Millward Brown considers the brands with a potential for growth one should keep an eye on are Marks & Spencer and the Apple iPod, alongside Google, 3, Asda, Red Bull, O2, MySpace, Virgin Mobile and Starbucks. Despite the negative publicity brands such as McDonald’s and Coca-Cola were affected by in 2006, as a result of debates over obesity among children, both companies managed nevertheless to rank high in the top.

New Global Brand Valuation Study

Despite its dominance, Interbrand/BusinessWeek global brand league table has inherent weaknesses. This is not news to anyone who works in branding: most marketers accept that the Top 100 is an imprecise but important approximation of global brand equity.

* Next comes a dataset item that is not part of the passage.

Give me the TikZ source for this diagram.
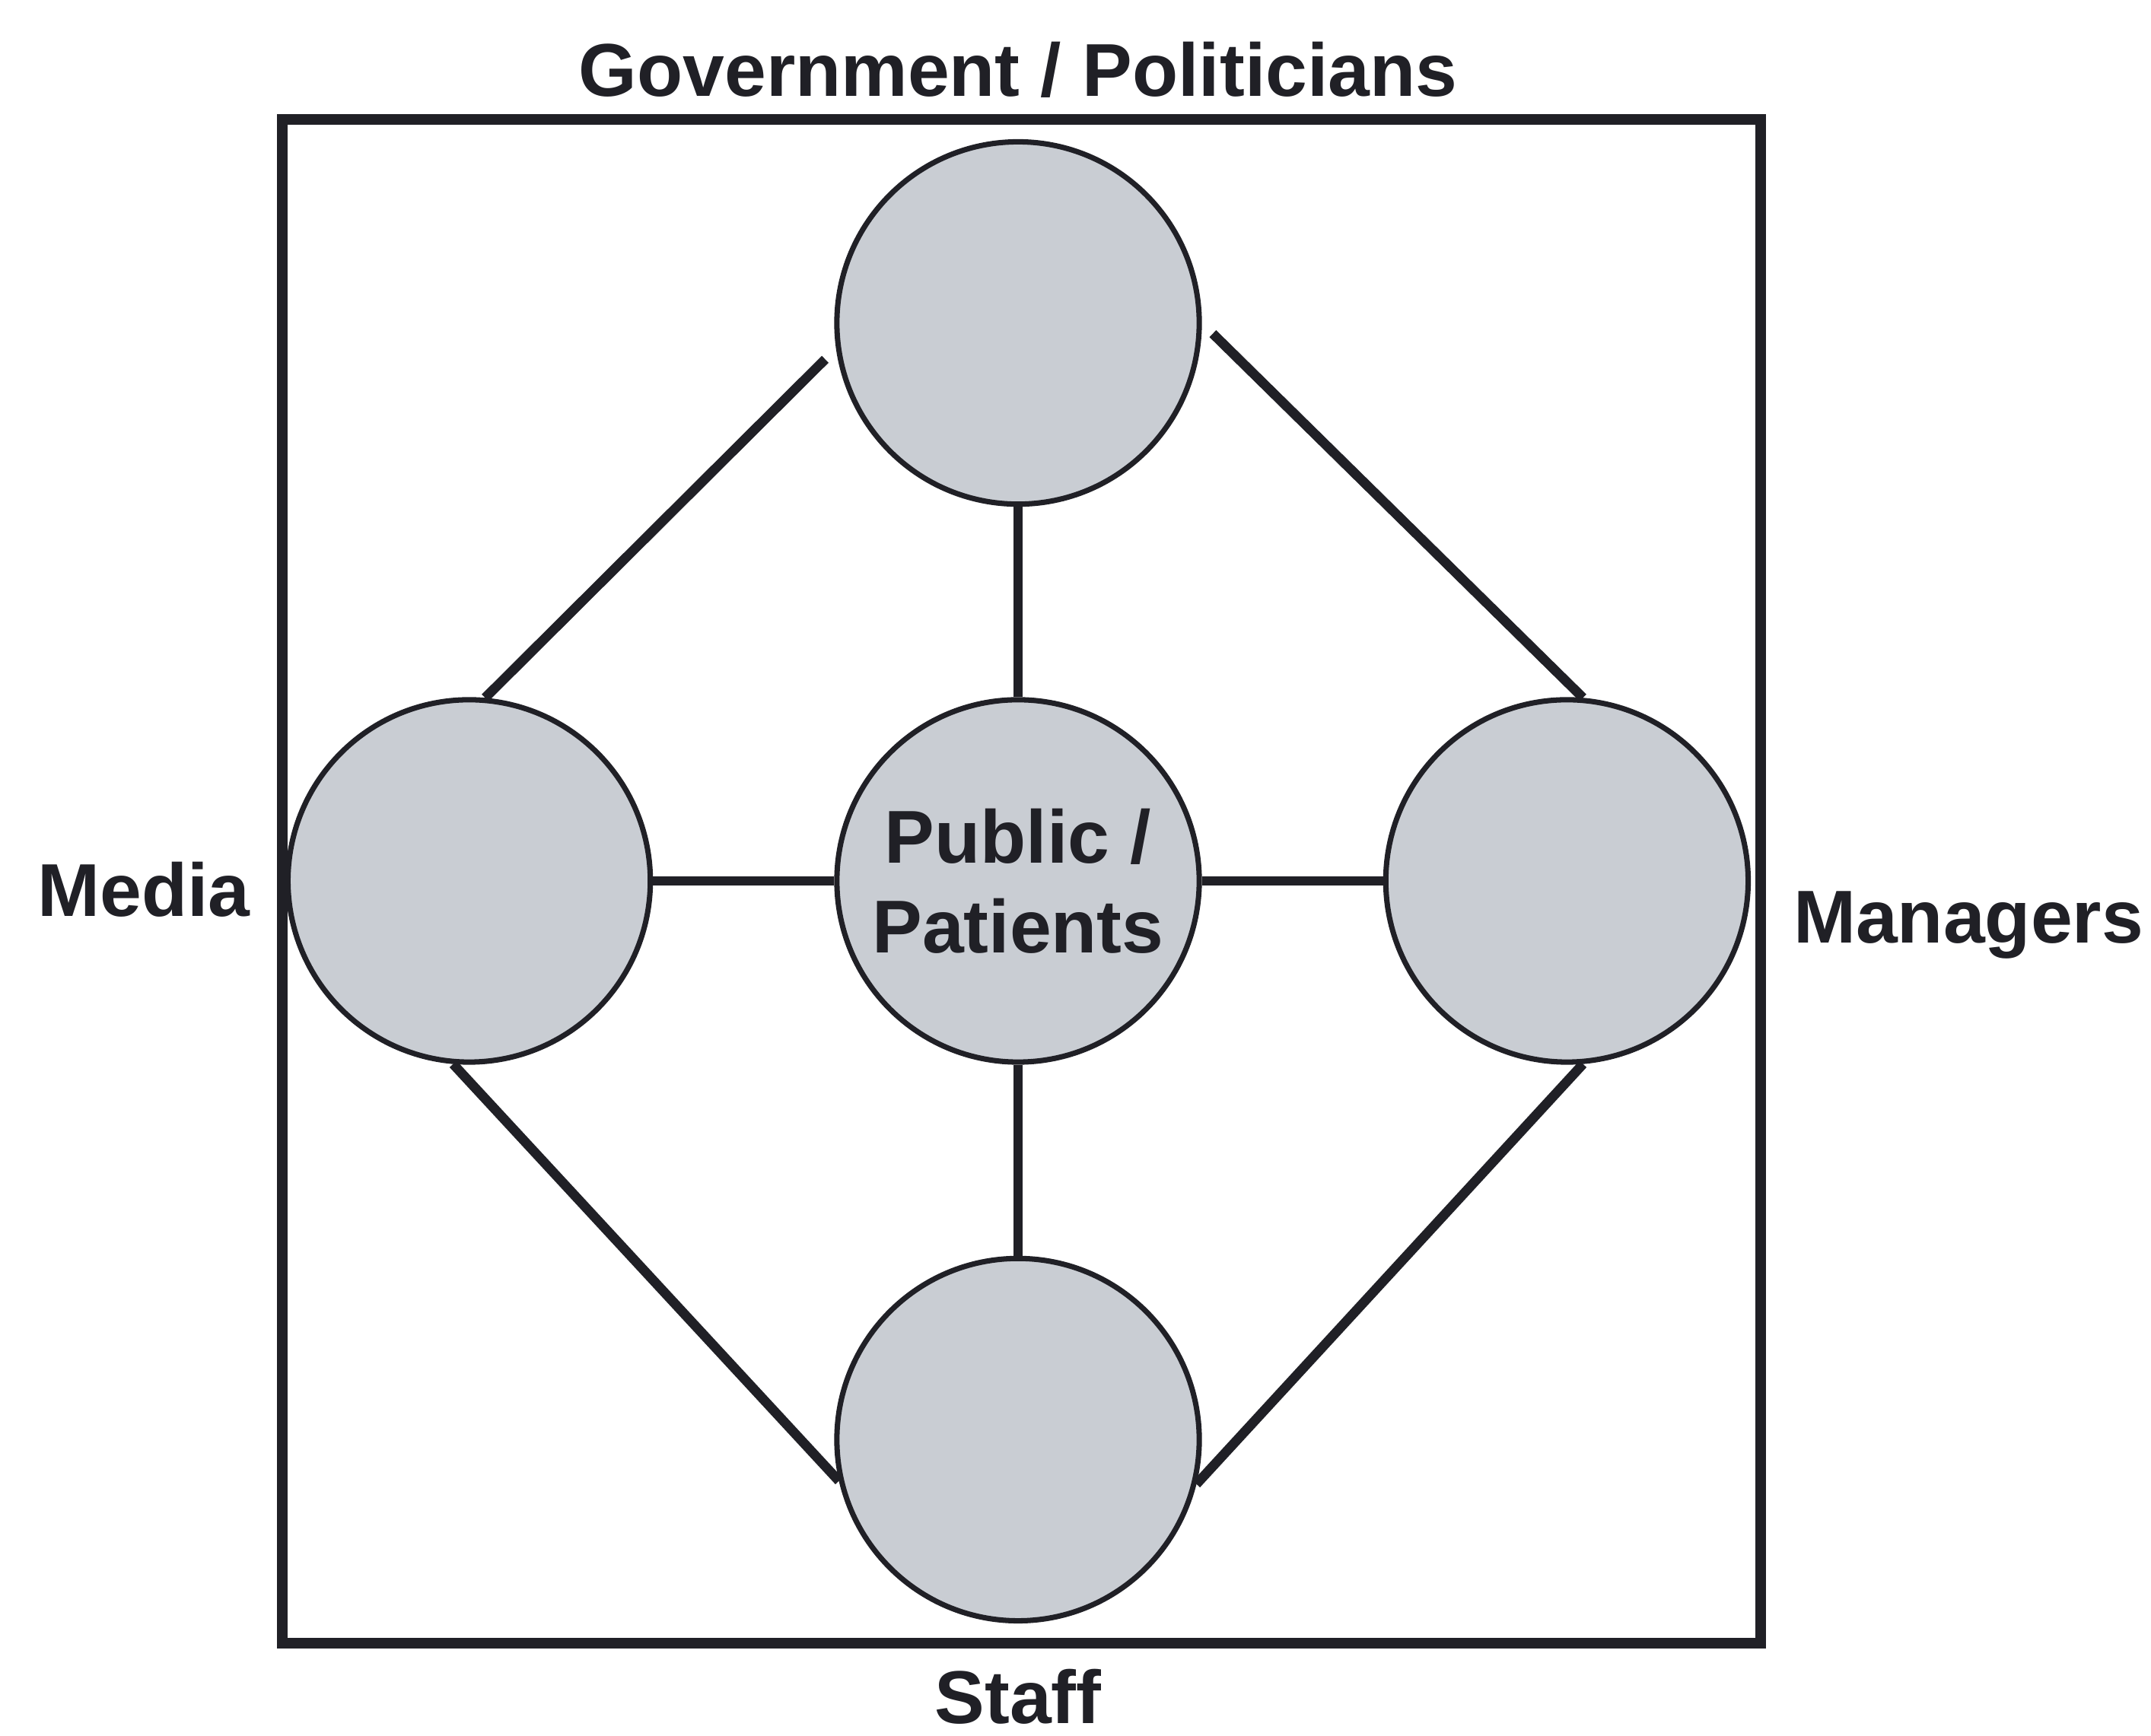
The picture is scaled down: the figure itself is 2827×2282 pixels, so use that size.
\documentclass[tikz,border=0pt]{standalone}
\usepackage{fontspec}
\setmainfont{Liberation Sans}
\usepackage{xcolor}
\usepackage{tikz}

\definecolor{discgray}{RGB}{201,205,211}
\definecolor{inkdark}{RGB}{32,32,38}

\begin{document}
\begin{tikzpicture}[x=0.01cm, y=0.01cm, node distance=7.21cm,
    disc/.style={circle, draw=inkdark, line width=2pt, fill=discgray, minimum size=4.76cm, inner sep=0pt, align=center, text=inkdark, font=\bfseries\fontsize{28}{33.6}\selectfont},
    rolelabel/.style={anchor=base, inner sep=1pt, text=inkdark, font=\bfseries\fontsize{28}{33.6}\selectfont},
    tie/.style={draw=inkdark, line width=3.6pt}]
    \useasboundingbox (0,0) rectangle (2827,2282);
    \draw[inkdark, line width=4pt] (371,122) rectangle (2314,2125);

    \node[disc] (public) at (1338,1124) {Public /\\Patients};
    \node[disc, left of=public] (media) {};
    \node[disc, right of=public] (managers) {};
    \node[disc, above of=public, yshift=0.12cm] (gov) {};
    \node[disc, below of=public, yshift=-0.13cm] (staff) {};

    \node[rolelabel] (govtext) at (1338,2155) {Government / Politicians};
    \node[rolelabel] (mediatext) at (189,1077) {Media};
    \node[rolelabel] (managerstext) at (2587,1042) {Managers};
    \node[rolelabel] (stafftext) at (1338,16) {Staff};

    \draw[tie] (media) -- (public);
    \draw[tie] (public) -- (managers);
    \draw[tie] (gov) -- (public);
    \draw[tie] (public) -- (staff);
    \draw[tie, shorten <=0.2cm] (gov.188) -- (media.85);
    \draw[tie, shorten <=0.2cm] (gov.east) -- (managers.85);
    \draw[tie] (media.265) -- (staff.193);
    \draw[tie] (managers.275) -- (staff.346);
\end{tikzpicture}
\end{document}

But all this is about to change. Next month global agency group WPP will launch an alternative brand valuation league table that will directly challenge Interbrand’s calculations. The system has been masterminded by chief research officer Andy Farr and his marketing quant jocks at Millward Brown Optimor (MBO).

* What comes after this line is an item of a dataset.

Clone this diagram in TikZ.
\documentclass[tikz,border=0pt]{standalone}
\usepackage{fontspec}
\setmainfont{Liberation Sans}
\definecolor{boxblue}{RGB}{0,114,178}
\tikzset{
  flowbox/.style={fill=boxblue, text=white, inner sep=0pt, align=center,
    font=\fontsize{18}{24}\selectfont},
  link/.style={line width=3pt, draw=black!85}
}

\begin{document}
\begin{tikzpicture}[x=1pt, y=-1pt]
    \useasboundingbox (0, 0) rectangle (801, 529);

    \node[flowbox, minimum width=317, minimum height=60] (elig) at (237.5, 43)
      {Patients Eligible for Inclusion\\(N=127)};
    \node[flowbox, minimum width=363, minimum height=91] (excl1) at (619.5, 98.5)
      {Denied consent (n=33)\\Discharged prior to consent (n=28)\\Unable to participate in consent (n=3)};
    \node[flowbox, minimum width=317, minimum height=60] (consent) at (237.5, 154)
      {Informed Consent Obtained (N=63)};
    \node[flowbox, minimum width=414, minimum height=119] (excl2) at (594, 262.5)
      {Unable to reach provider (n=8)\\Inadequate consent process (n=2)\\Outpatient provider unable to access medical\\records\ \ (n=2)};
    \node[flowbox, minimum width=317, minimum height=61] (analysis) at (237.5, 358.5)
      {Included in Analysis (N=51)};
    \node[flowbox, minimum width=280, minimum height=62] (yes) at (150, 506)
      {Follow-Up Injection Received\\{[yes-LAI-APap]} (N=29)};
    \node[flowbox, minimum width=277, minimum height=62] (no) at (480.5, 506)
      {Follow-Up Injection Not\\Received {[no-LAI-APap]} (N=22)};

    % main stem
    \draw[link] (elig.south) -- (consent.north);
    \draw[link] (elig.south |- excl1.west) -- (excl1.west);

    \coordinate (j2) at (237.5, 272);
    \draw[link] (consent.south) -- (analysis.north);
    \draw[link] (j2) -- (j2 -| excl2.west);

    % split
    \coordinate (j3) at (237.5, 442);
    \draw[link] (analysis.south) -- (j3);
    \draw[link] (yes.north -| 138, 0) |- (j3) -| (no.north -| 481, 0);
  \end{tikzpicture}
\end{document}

Here are some insights into this soon to be revealed WPP study:

  • WPP’s annual Brandz survey questions more than 650,000 consumers and professionals in 31 countries.
  • The results are analysed to create a combined diagnostic and predictive tool that evaluates the strength and growth potential of brands.
  • Respondents are asked to compare more than 21,000 brands in 300 categories from sectors including long purchase-cycle brands, FMCG, retail and e-commerce and services.
  • Each respondent is asked to evaluate brands in a competitive context from a category they shop in.
  • Their responses generate scores for levels of bonding with a brand, its advantage over rival brands, brand performance and relevance to consumer needs.
  • Consumer loyalty and claimed purchasing data are used to generate a ‘brand voltage’ score, indicating the brand’s potential.